Always love a woman for her personality. They have like 10, so you can choose.
Slugs are obviously snails that have been through a divorce.
Whoever named the axolotl was awesome and probably high af
Scientist: The eclipse will be just like this…
People: Wow, you were right.
Scientist: Now about climate change
People: Shut up egghead
[god creating jellyfish]
how bout an evil bag
[last supper]
Jesus (to Judas): so your facebook status said you were anxious? Anything u wanted to say
Judas (sweating): no not really
I can’t be a runner. I have this irrational fear that if I go for a run I’ll be too exhausted when someone tries to chase/attack me and I have no energy to run anymore.

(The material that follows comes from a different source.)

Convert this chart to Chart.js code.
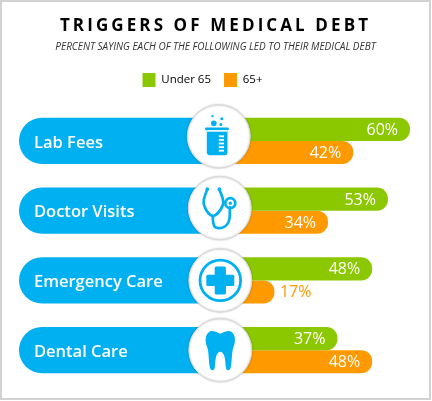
<!DOCTYPE html>
<html>
<head>
<meta charset="utf-8">
<script src="https://cdn.jsdelivr.net/npm/chart.js@4"></script>
<style>
  html, body { margin: 0; padding: 0; background: #fff; }
  #frame { position: absolute; left: 0; top: 0; width: 431px; height: 400px; box-sizing: border-box; border: 2px solid #d2d2d2; }
  #myChart { position: absolute; left: 0; top: 0; }
</style>
</head>
<body>
<div id="frame"></div>
<canvas id="myChart" width="432" height="401"></canvas>
<script>
var categories = ["Lab Fees", "Doctor Visits", "Emergency Care", "Dental Care"];
var under65 = [60, 53, 48, 37];
var over65 = [42, 34, 17, 48];
var seriesNames = ["Under 65", "65+"];
var titleText = "TRIGGERS OF MEDICAL DEBT";
var subtitleText = "PERCENT SAYING EACH OF THE FOLLOWING LED TO THEIR MEDICAL DEBT";

var BLUE = "#00b0f0", GREEN = "#8cc800", ORANGE = "#ff9900";
var FONT = "'Open Sans'";

// the blue pills sit left of zero, the percent axis starts there
var pillStart = -64;
var pills = categories.map(function () { return [pillStart, 0]; });

// little nudges so the circles land where they do in the picture
var circleNudge = [[-2, -4.5], [-1, -2.5], [-0.5, 0], [-0.5, 0]];

function beaker(ctx) {
    ctx.fillStyle = BLUE;
    ctx.beginPath(); ctx.roundRect(-13.7, -9, 23.7, 2.8, 1); ctx.fill();
    ctx.beginPath(); ctx.roundRect(-12, -7, 20.7, 25.8, [0, 0, 3, 3]); ctx.fill();
    ctx.fillStyle = "#fff";
    ctx.fillRect(-12, -6.3, 20.7, 1.6);
    for (var i = 0; i < 5; i++) ctx.fillRect(0, -1 + i * 3.6, 5.2, 1.8);
    ctx.fillStyle = BLUE;
    [[-5, -13, 2.8], [2, -12, 1.5], [-6.3, -20.3, 1.2], [3, -17.7, 1.5]].forEach(function (b) {
        ctx.beginPath(); ctx.arc(b[0], b[1], b[2], 0, Math.PI * 2); ctx.fill();
    });
}

function stethoscope(ctx) {
    ctx.strokeStyle = BLUE;
    ctx.fillStyle = BLUE;
    ctx.lineWidth = 2.7;
    ctx.lineCap = "round";
    ctx.beginPath();
    ctx.moveTo(-12.5, -19);
    ctx.bezierCurveTo(-15, -12, -18, -6, -15, -1);
    ctx.bezierCurveTo(-13, 4, -10, 7, -7, 8);
    ctx.bezierCurveTo(-3, 7, 1, 2, 3, -3);
    ctx.bezierCurveTo(5, -8, 1, -14, -0.5, -19);
    ctx.stroke();
    ctx.beginPath();
    ctx.moveTo(-7, 8);
    ctx.bezierCurveTo(-7, 20, -4, 20, -1, 20);
    ctx.bezierCurveTo(6, 20, 10, 15, 10, 6);
    ctx.lineTo(10, -1);
    ctx.stroke();
    [[-12.5, -19], [-0.5, -19]].forEach(function (p) {
        ctx.beginPath(); ctx.arc(p[0], p[1], 1.8, 0, Math.PI * 2); ctx.fill();
    });
    ctx.beginPath(); ctx.arc(10.5, -5, 5, 0, Math.PI * 2); ctx.stroke();
    ctx.beginPath(); ctx.arc(10.5, -5, 1.7, 0, Math.PI * 2); ctx.fill();
}

function medCross(ctx) {
    ctx.strokeStyle = BLUE;
    ctx.fillStyle = BLUE;
    ctx.lineWidth = 2.8;
    ctx.beginPath(); ctx.arc(0, 0, 20.3, 0, Math.PI * 2); ctx.stroke();
    ctx.beginPath(); ctx.roundRect(-14, -5.6, 28, 11.2, 1.5); ctx.fill();
    ctx.beginPath(); ctx.roundRect(-5.6, -14, 11.2, 28, 1.5); ctx.fill();
}

function tooth(ctx) {
    ctx.fillStyle = BLUE;
    ctx.beginPath();
    ctx.moveTo(0, -16.5);
    ctx.bezierCurveTo(-4, -18, -8, -20, -11, -18.5);
    ctx.bezierCurveTo(-15, -16, -15.5, -9, -13.5, -4);
    ctx.bezierCurveTo(-11, 2, -12, 10, -10.5, 17);
    ctx.bezierCurveTo(-9.5, 21, -6, 21, -5.5, 17);
    ctx.bezierCurveTo(-5, 12, -5, 2, 0, 1.5);
    ctx.bezierCurveTo(5, 2, 5, 12, 5.5, 17);
    ctx.bezierCurveTo(6, 21, 9.5, 21, 10.5, 17);
    ctx.bezierCurveTo(12, 10, 11, 2, 13.5, -4);
    ctx.bezierCurveTo(15.5, -9, 15, -16, 11, -18.5);
    ctx.bezierCurveTo(8, -20, 4, -18, 0, -16.5);
    ctx.fill();
}
var icons = [beaker, stethoscope, medCross, tooth];

var headerPlugin = {
    id: "header",
    afterLayout: function (chart) {
        // legend sits left of the middle and higher than the layout wants
        chart.legend.left -= 12;
        chart.legend.right -= 12;
        chart.legend.top -= 9;
        chart.legend.bottom -= 9;
    },
    afterDraw: function (chart) {
        var ctx = chart.ctx;
        ctx.save();
        ctx.textAlign = "center";
        ctx.textBaseline = "middle";
        ctx.fillStyle = "#000";
        ctx.font = "bold 17px " + FONT;
        ctx.letterSpacing = "3.1px";
        ctx.fillText(titleText, 215.5, 26);
        ctx.fillStyle = "#333";
        ctx.font = "italic 10px " + FONT;
        ctx.letterSpacing = "0px";
        ctx.fillText(subtitleText, 215.5, 47.5);
        ctx.restore();
    }
};

var circlePlugin = {
    id: "circles",
    afterDatasetsDraw: function (chart) {
        var ctx = chart.ctx;
        var x0 = chart.scales.x.getPixelForValue(0);
        categories.forEach(function (c, i) {
            var cx = x0 + circleNudge[i][0];
            var cy = chart.scales.y.getPixelForValue(i) + circleNudge[i][1];
            ctx.save();
            ctx.shadowColor = "rgba(0,0,0,0.25)";
            ctx.shadowBlur = 2;
            ctx.fillStyle = "#fff";
            ctx.strokeStyle = "#dcdcdc";
            ctx.lineWidth = 1;
            ctx.beginPath();
            ctx.arc(cx, cy, 31.5, 0, Math.PI * 2);
            ctx.fill();
            ctx.stroke();
            ctx.restore();
            ctx.save();
            ctx.translate(cx, cy);
            icons[i](ctx);
            ctx.restore();
        });
    }
};

var valueLabels = {
    id: "valueLabels",
    afterDatasetsDraw: function (chart) {
        var ctx = chart.ctx;
        ctx.save();
        ctx.font = "16px " + FONT;
        ctx.textBaseline = "middle";
        [1, 2].forEach(function (ds) {
            chart.getDatasetMeta(ds).data.forEach(function (bar, i) {
                var v = chart.data.datasets[ds].data[i];
                var outside = v < 20;
                ctx.textAlign = outside ? "left" : "right";
                ctx.fillStyle = outside ? ORANGE : "#fff";
                ctx.fillText(v + "%", outside ? bar.x + 5.5 : bar.x - 12, bar.y + 1);
            });
        });
        ctx.restore();
    }
};

new Chart("myChart", {
    type: "bar",
    data: {
        labels: categories,
        datasets: [{
            label: "pill",
            data: pills,
            backgroundColor: BLUE,
            grouped: false,
            barPercentage: 1,
            categoryPercentage: 0.66,
            borderRadius: { topLeft: 23, bottomLeft: 23, topRight: 0, bottomRight: 0 },
            borderSkipped: false
        }, {
            label: seriesNames[0],
            data: under65,
            backgroundColor: GREEN,
            barPercentage: 1,
            categoryPercentage: 0.66,
            borderRadius: { topRight: 11, bottomRight: 11, topLeft: 0, bottomLeft: 0 },
            borderSkipped: false
        }, {
            label: seriesNames[1],
            data: over65,
            backgroundColor: ORANGE,
            barPercentage: 1,
            categoryPercentage: 0.66,
            borderRadius: { topRight: 11, bottomRight: 11, topLeft: 0, bottomLeft: 0 },
            borderSkipped: false
        }]
    },
    options: {
        indexAxis: "y",
        responsive: false,
        animation: false,
        layout: { padding: { top: 69, left: 19, right: 22, bottom: 16 } },
        scales: {
            x: { display: false, min: pillStart, max: 60 },
            y: {
                afterFit: function (scale) {
                    // labels live inside the pills, they need no room of their own
                    scale.width = 0;
                    scale.paddingTop = 0;
                    scale.paddingBottom = 0;
                },
                border: { display: false },
                grid: { display: false },
                ticks: {
                    z: 1,
                    mirror: true,
                    padding: 15,
                    labelOffset: 2,
                    color: "#fff",
                    font: { family: "Open Sans", size: 16.5, weight: "600" }
                }
            }
        },
        plugins: {
            tooltip: { enabled: false },
            legend: {
                position: "top",
                labels: {
                    filter: function (item) { return item.datasetIndex > 0; },
                    boxWidth: 13,
                    boxHeight: 14,
                    padding: 13,
                    color: "#000",
                    font: { family: "Open Sans", size: 11.5 }
                }
            }
        }
    },
    plugins: [headerPlugin, circlePlugin, valueLabels]
});
</script>
</body>
</html>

Me: I’ll start laundry at 6:00.
Also me: Well, it’s 6:02, so it’s too late to start laundry now.
Looking for someone willing to kill a man who has wronged me. Unfortunately I can’t pay but would be good exposure for an emerging murderer
[Thanksgiving dinner]
Wife: You’re always on your phone and never talk to me!Me: Oh
Wife: ok so what’s everyone else thankful for?
skydiving instructor: you need to pay attention to what i say
me, naked, eating a corn dog as i jump out of the plane: haha, okay, sky nerd
If you smash someone on the head with a banjo it’s just horrible. But for half a second it sounds pretty damn funny.

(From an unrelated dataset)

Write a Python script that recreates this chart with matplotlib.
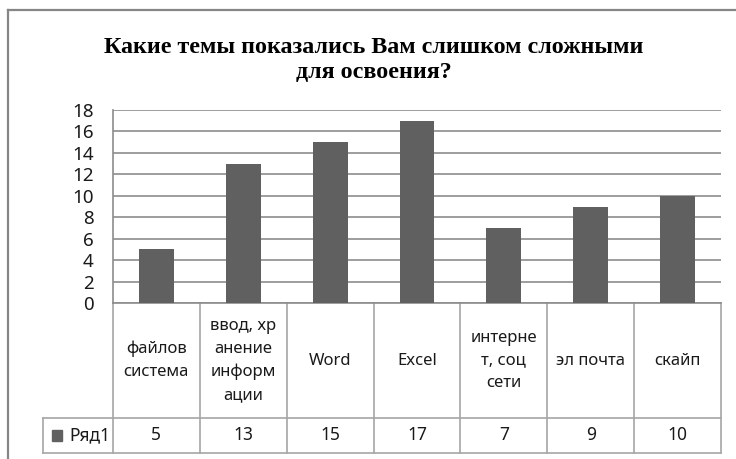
import matplotlib
matplotlib.use("Agg")
import matplotlib.pyplot as plt
from matplotlib.lines import Line2D
from matplotlib.patches import Rectangle

# data
categories = ["файлов\nсистема", "ввод, хр\nанение\nинформ\nации", "Word", "Excel",
              "интерне\nт, соц\nсети", "эл почта", "скайп"]
values = [5, 13, 15, 17, 7, 9, 10]
series_name = "Ряд1"
yticks = list(range(0, 19, 2))

W, H = 736, 459
bar_color = "#606060"
grid_color = "#8c8c8c"
table_color = "#a6a6a6"
font = "Noto Sans"

fig = plt.figure(figsize=(W / 100, H / 100), dpi=100)


def px(x, y):
    # pixel position (top-left origin) -> figure fraction
    return x / W, 1 - y / H


# outer chart frame (right/bottom edges lie outside the picture)
fig.add_artist(Line2D([px(8, 0)[0]] * 2, [px(0, 10)[1], 0], transform=fig.transFigure,
                      color="#868686", lw=1.6))
fig.add_artist(Line2D([px(8, 0)[0], 1], [px(0, 10)[1]] * 2, transform=fig.transFigure,
                      color="#868686", lw=1.6))

left, top = px(113, 110)
right, bottom = px(721, 303)
ax = fig.add_axes([left, bottom, right - left, top - bottom])

x = list(range(len(values)))
ax.bar(x, values, width=0.4, color=bar_color, zorder=3)
ax.set_xlim(-0.5, len(values) - 0.5)
ax.set_ylim(0, 18)
ax.set_yticks(yticks)
ax.yaxis.grid(True, color=grid_color, lw=1.2)
ax.set_axisbelow(True)
ax.set_xticks([])
ax.tick_params(axis="y", length=0, pad=14, labelsize=13.5, labelcolor="#1a1a1a")
for lbl in ax.get_yticklabels():
    lbl.set_fontfamily(font)
for s in ["top", "right"]:
    ax.spines[s].set_visible(False)
ax.spines["left"].set_color(grid_color)
ax.spines["left"].set_linewidth(1.2)
ax.spines["bottom"].set_color(grid_color)
ax.spines["bottom"].set_linewidth(1.2)

# data table under the axis
tr = ax.get_xaxis_transform()
row1, row2 = -0.596, -0.777
leg_left = -1.305
n = len(values)


def hline(x0, x1, y):
    ax.add_line(Line2D([x0, x1], [y, y], transform=tr, color=table_color, lw=1.2, clip_on=False))


def vline(xx, y0, y1):
    ax.add_line(Line2D([xx, xx], [y0, y1], transform=tr, color=table_color, lw=1.2, clip_on=False))


hline(leg_left, n - 0.5, row1)
hline(leg_left, n - 0.5, row2)
for i in range(n + 1):
    vline(i - 0.5, 0, row2)
vline(leg_left, row1, row2)

for i, (c, v) in enumerate(zip(categories, values)):
    ax.text(i, row1 / 2, c, transform=tr, ha="center", va="center", fontsize=12,
            family=font, linespacing=1.55, color="#1a1a1a")
    ax.text(i, (row1 + row2) / 2, str(v), transform=tr, ha="center", va="center",
            fontsize=12.5, family=font, color="#1a1a1a")

# legend key inside the first cell
ax.add_patch(Rectangle((-1.2, (row1 + row2) / 2 - 0.028), 0.115, 0.056, transform=tr,
                       color=bar_color, clip_on=False))
ax.text(-0.53, (row1 + row2) / 2, series_name, transform=tr, ha="right", va="center",
        fontsize=12.5, family=font, color="#1a1a1a")

fig.text(374 / W, 1 - 60 / H, "Какие темы показались Вам слишком сложными\nдля освоения?",
         ha="center", va="center", fontsize=17.3, family="Liberation Serif",
         weight="bold", linespacing=1.2)

fig.savefig("out.png", dpi=100)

Me: *pretending to smoke a hotdog like a cigar
Passport photographer: No
Nothing gets me hotter than seeing those three little words. “Out for delivery.”
Do you people like your catfish battered and deep fried?
M: I don’t regret my past. I’m far too cold and calculating for regrets.
Lawyer: Okay, so I don’t want you saying that at the trial.
Part of fatherhood is becoming an expert in some obscure topic and teaching it to your children who stopped listening 30 minutes ago.